CHICAGO — Dee Alford kept running and running. His Falcons teammates went wild on the sidelines. Coach Arthur Smith had his hands raised in the air anticipating a touchdown. His team desperately needed that score with the first half ending.

Alford made it all the way to Chicago’s 13-yard line before getting tackled. The Falcons wouldn’t get that close to the end zone again until Taylor Henicke ran for a touchdown early in the fourth quarter. That came too late for the Falcons, who were dominated by the Bears on Sunday at Soldier Field.

The 37-17 loss didn’t bury the Falcons (7-9). They remain alive in the NFC South race because the Bucs (8-8) lost to the Saints (8-8) on Sunday. The Falcons will make the playoffs as division champions if they win at New Orleans next weekend while the Bucs lose at Carolina.

Let’s be real, though. If the Falcons do make the postseason, it will be because the South is that bad, not because they are good.

They’ve had plenty of chances to take control of a weak division in the final month and couldn’t do it. The Falcons lost to the Panthers, the NFL’s worst team. They beat the Colts, who are tied for the AFC South lead. Then the Falcons suffered a lopsided loss against the Bears, who were behind them in the NFC wild card race before this victory.

That evidence suggests the Falcons are an inconsistent team. Smith said he doesn’t see it that way:

“You’re talking about just in the win column. There’s consistency in a lot of different things. Ultimately, our job is to win. We lost a couple games in the last second. Get a tackle here, or a different play here on offense, you win the game (and) I guess that’s considered consistency. In the win column, yeah, obviously it hasn’t been enough.”

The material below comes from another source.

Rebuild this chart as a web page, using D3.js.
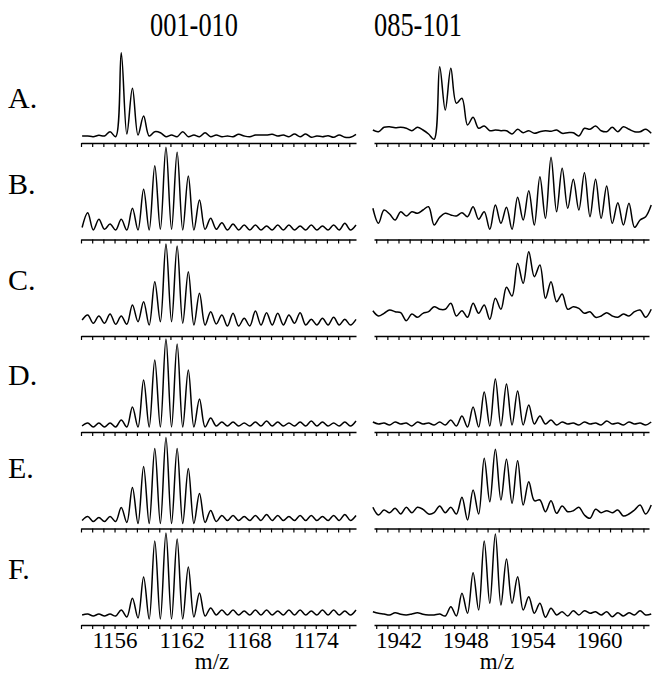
<!DOCTYPE html>
<html>
<head>
<meta charset="utf-8">
<script src="https://cdn.jsdelivr.net/npm/d3@7"></script>
<style>
  body { margin: 0; background: #fff; }
  svg { display: block; }
  text { font-family: "Liberation Serif", "Times New Roman", serif; fill: #000; }
</style>
</head>
<body>
<svg width="662" height="679"></svg>
<script>
// m/z sampling points (peak / valley positions)
const mzLeft = [1153.1,1153.6,1154.1,1154.6,1155.1,1155.6,1156.1,1156.6,1157.1,1157.6,1158.1,1158.6,1159.1,1159.6,1160.1,1160.6,1161.1,1161.6,1162.1,1162.6,1163.1,1163.6,1164.1,1164.6,1165.1,1165.6,1166.1,1166.6,1167.1,1167.6,1168.1,1168.6,1169.1,1169.6,1170.1,1170.6,1171.1,1171.6,1172.1,1172.6,1173.1,1173.6,1174.1,1174.6,1175.1,1175.6,1176.1,1176.6,1177.1,1177.6];
const mzRight = [1939.7,1940.2,1940.7,1941.2,1941.7,1942.2,1942.7,1943.2,1943.7,1944.2,1944.7,1945.2,1945.7,1946.2,1946.7,1947.2,1947.7,1948.2,1948.7,1949.2,1949.7,1950.2,1950.7,1951.2,1951.7,1952.2,1952.7,1953.2,1953.7,1954.2,1954.7,1955.2,1955.7,1956.2,1956.7,1957.2,1957.7,1958.2,1958.7,1959.2,1959.7,1960.2,1960.7,1961.2,1961.7,1962.2,1962.7,1963.2,1963.7,1964.2,1964.7];

// intensities (relative units), one array per panel
const left001A = [7,7,6.3,7.7,7,11.3,6.3,90.3,9,54.7,8,27,7,11.3,10.3,6.3,8,6.3,11.3,6.3,8,6.3,10.3,6.3,8,6.3,7,6.3,8.7,7,6.3,8,8,8,8.7,7,8,6.3,9,6.3,9,5.7,7,6.3,7.3,5.7,8,5.7,5.7,8.7];
const left001B = [12,26.8,9.5,20.2,10.2,15.5,9.5,20.2,9.5,31.2,9.5,50.2,9.5,73.8,10.2,92.2,10.2,87.2,9.5,63.5,9.5,39.5,10.2,21.2,10.2,16.8,9.5,15.5,9.5,14.5,9.5,14.5,9.5,13.5,9.5,14.5,9.5,14.5,9.5,13.5,9.5,14.5,9.5,13.5,9.5,14.5,9.5,16.2,9.5,14.5];
const left001C = [16,21,12.7,20,12.7,22,11.7,20,11.7,31,14.3,34.3,11,54.3,14.3,92,14.3,90,12.7,64.3,11,42.7,11,24.3,12,21,10,22.7,10,17.7,10,25,11,23.3,11,22.7,11,21,12.7,23.3,11,16.7,11,17.7,11,18.7,11,16.7,11,16.7];
const left001D = [6,9,5,9,5,9,5,12,5,25,5,52,5,72,5,93,5,88,5,62,5,33,5,14,6,10,6,10,6,9,6,10,6,11,6,10,6,9,6,10,6,11,6,10,6,9,6,10,6,11];
const left001E = [8,12,7,11,7,12,7,21,6,41,5,62,5,80,5,91,5,80,5,60,5,35,6,18,7,13,8,13,8,12,8,13,8,14,8,13,8,12,8,13,8,13,8,12,8,13,8,14,8,13];
const left001F = [10,11,9,11,9,11,9,15,8,26.7,7,48,6,84,6,92,6,86,6,58,8,32,9,17,10,15,10,15,10,14,10,15,10,15,10,14,10,15,10,15,10,14,10,15,10,15,10,14,10,15];

const right085A = [13,11.3,15.7,16.3,15.3,15.7,14.7,12.3,15.7,13,9,3.7,76.3,33,74.7,39.7,44.7,18,25.7,14.7,17,12.3,13,12.3,12.3,9,13.7,10.3,12.3,9.7,11.3,12.3,11.7,13,9.7,10.3,10.3,7,14.7,13.7,17,12.3,11.3,15.7,11.3,16.3,13.7,11.3,11.3,13.7,9.7];
const right085B = [31.2,16.2,29.5,25.5,19.5,27.8,23.5,27.8,26.2,29.5,32.8,14.5,22.2,26.2,24.5,23.5,26.8,22.8,32.8,20.2,27.8,10.2,34.5,16.2,32.2,10.2,42.2,19.5,48.8,14.5,62.8,21.2,82.2,27.8,71.2,31.2,60.2,29.5,66.8,22.8,60.2,21.2,53.5,16.2,36.8,14.5,36.2,12.2,19.5,22.8,34.5];
const right085C = [25.3,20,22.7,26,24.3,23.3,15.3,22,18.7,22.7,24.3,29.3,26.7,26.7,32.7,20,25.3,18.7,32.7,22.7,31,16.7,37.7,26.7,48.7,40,72.7,52.7,84.3,59.3,71,37.7,54.3,34.3,42,26.7,29.3,27.7,22.7,24.3,18.7,20,23.3,20,18.7,22,20,24.3,26,18.7,26.7];
const right085D = [10,8,9,7,10,8,9,6,10,8,9,7,10,7,12,6,16,5,25,5,40,6,53,6,48,7,41,7,27,8,16,8,12,7,10,8,9,7,10,8,9,7,11,8,9,7,10,8,9,7,10];
const right085E = [21.2,13.5,18.5,15.8,20.2,14.5,21.2,15.8,21.2,19.2,14.5,15.8,22.5,15.8,21.2,14.5,31.2,8.5,38.5,14.5,70.2,26.8,79.2,28.5,69.2,25.2,67.8,23.5,46.8,27.8,28.5,16.8,27.8,15.2,22.5,16.8,17.8,21.2,13.5,10.2,19.2,15.8,17.8,15.8,18.5,12.5,14.5,18.5,23.5,14.5,23.5];
const right085F = [13.3,11.7,11,10,12.3,10.7,10,11,12.3,10.7,10,10,11,9,18.3,9,31.7,11.7,52.3,15,84,21.7,91,20,66,21.7,48.3,15,28.3,11.7,21.7,7.7,16.7,10,13.3,9,14.3,10,14.3,11.7,13.3,10,13.3,8.3,12.3,9,12.3,10,14.3,10,11];

const rowLabels = ["A.", "B.", "C.", "D.", "E.", "F."];
const colTitles = ["001-010", "085-101"];
const leftTickLabels = [1156, 1162, 1168, 1174];
const rightTickLabels = [1942, 1948, 1954, 1960];

const leftSeries = [left001A, left001B, left001C, left001D, left001E, left001F];
const rightSeries = [right085A, right085B, right085C, right085D, right085E, right085F];

const svg = d3.select("svg");

// layout
const axisY = [143, 239.5, 336, 432, 528.5, 625];
const labelY = [108, 194, 290, 385, 478, 579];

const cols = [
    { mz: mzLeft, series: leftSeries, domain: [1153, 1177.6], range: [81, 356],
      ticks: d3.range(1153, 1178), labels: leftTickLabels, titleX: 194, mzX: 212 },
    { mz: mzRight, series: rightSeries, domain: [1939.8, 1964.5], range: [374, 649],
      ticks: d3.range(1940, 1965), labels: rightTickLabels, titleX: 418, mzX: 497 }
];

cols.forEach((c, ci) => {
    const x = d3.scaleLinear().domain(c.domain).range(c.range);

    svg.append("text")
        .attr("x", c.titleX).attr("y", 36)
        .attr("text-anchor", "middle")
        .attr("font-size", 34)
        .attr("textLength", 88)
        .attr("lengthAdjust", "spacingAndGlyphs")
        .text(colTitles[ci]);

    c.series.forEach((vals, ri) => {
        const y = d3.scaleLinear().domain([0, 100]).range([axisY[ri], axisY[ri] - 100]);

        // axis line with small ticks hanging down
        const g = svg.append("g").attr("transform", `translate(0,${axisY[ri]})`)
            .call(d3.axisBottom(x).tickValues(c.ticks).tickSize(4).tickSizeOuter(0).tickFormat(""));
        g.select(".domain").attr("stroke-width", 1.5);
        g.selectAll(".tick line").attr("stroke-width", 1.2);

        const line = d3.line()
            .x((d, i) => x(c.mz[i]))
            .y(d => y(d))
            .curve(d3.curveCatmullRom.alpha(0.5));

        svg.append("path")
            .datum(vals)
            .attr("d", line)
            .attr("fill", "none")
            .attr("stroke", "#000")
            .attr("stroke-width", 1.5);
    });

    // bottom tick labels
    const gl = svg.append("g").attr("transform", `translate(0,${axisY[5]})`)
        .call(d3.axisBottom(x).tickValues(c.labels).tickSize(0).tickFormat(d3.format("d")));
    gl.select(".domain").remove();
    gl.selectAll("text")
        .attr("font-size", 23)
        .attr("font-family", "Liberation Serif, serif")
        .attr("dy", 0).attr("y", 23);

    svg.append("text")
        .attr("x", c.mzX).attr("y", 669)
        .attr("text-anchor", "middle")
        .attr("font-size", 23)
        .text("m/z");
});

svg.selectAll(".rowlab")
    .data(rowLabels)
    .enter()
    .append("text")
    .attr("class", "rowlab")
    .attr("x", 8)
    .attr("y", (d, i) => labelY[i])
    .attr("font-size", 30)
    .text(d => d);
</script>
</body>
</html>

That’s the only column that matters in the end. The Falcons have lost three of their past four games overall and six of nine. They played their best game of the season to beat the Colts at home last week. They followed it with another flop on the road, where they’ve lost six of eight games.

At least the Falcons had a fourth-quarter lead at Carolina. Against the Bears, the Falcons got the margin to 10 points early in the final period before Chicago turned two interceptions into scores. The Falcons got blown out on a day that started snowy and windy before the weather calmed.

The Falcons had a dissenting voice on that, too.

“I think the score don’t really show how competitive the game actually was at one point,” Falcons safety Jessie Bates III said.

I never felt as if the Falcons would come back after they missed two field goal tries while the Bears ran out to a 14-0 lead. The Falcons answered with Heinicke’s 75-yard touchdown pass to Tyler Allgeier. The Bears went ahead by two touchdowns again with a 12-play drive. Then Alford almost scored after Chicago missed a field goal.

You understand why the Alford’s play had the Falcons buzzing. They were struggling to score and stop the Bears. A fluky touchdown would have been a big boost.

“Even though he didn’t score, that still gave us a spark coming into the locker room,” Bates said.

If so, the Falcons didn’t show it. Chicago gained a first-and-goal at the 3-yard line on the first drive after halftime. The Falcons held them to a field goal to trail 24-7 with 27 minutes to play. Maybe that’s the competitive part of the game Bates was talking about, but the Falcons hadn’t done much to make me believe they were capable of rallying.

Allgeier’s touchdown was one of the few highlights for the offense. Things got worse when Henicke threw his second interception of the game. Smith said he replaced Heinicke with Desmond Ridder because Henicke aggravated an ankle injury. Ridder promptly threw another interception, his 11th of the season.

The defense failed to help the offense overcome the mistakes and lack of production. The Falcons couldn’t cover wide receiver DJ Moore. He had nine catches for 159 yards and a TD. The Falcons couldn’t prevent Bears quarterback Justin Fields from making plays out of nothing. He had 268 yards passing on 32 attempts with one touchdown passing and another running.

Eventually, the Falcons suffered their most lopsided loss of the season. They didn’t come close to beating the middling (at best) Bears in Chicago. Now the Falcons must beat the Saints and hope a bad team who beat them, the Panthers, can upset the Bucs.

“The fact we’re still in it, that’s what you want,” Heinicke said. “If someone told us Week 18 you’d have a chance to go to the playoffs, you’ll take it. That’s where we are right now. We’re going to focus on the Saints, go up there and beat them, and root for the Panthers.”

The Falcons aren’t dead because the South is bad, not because they are good.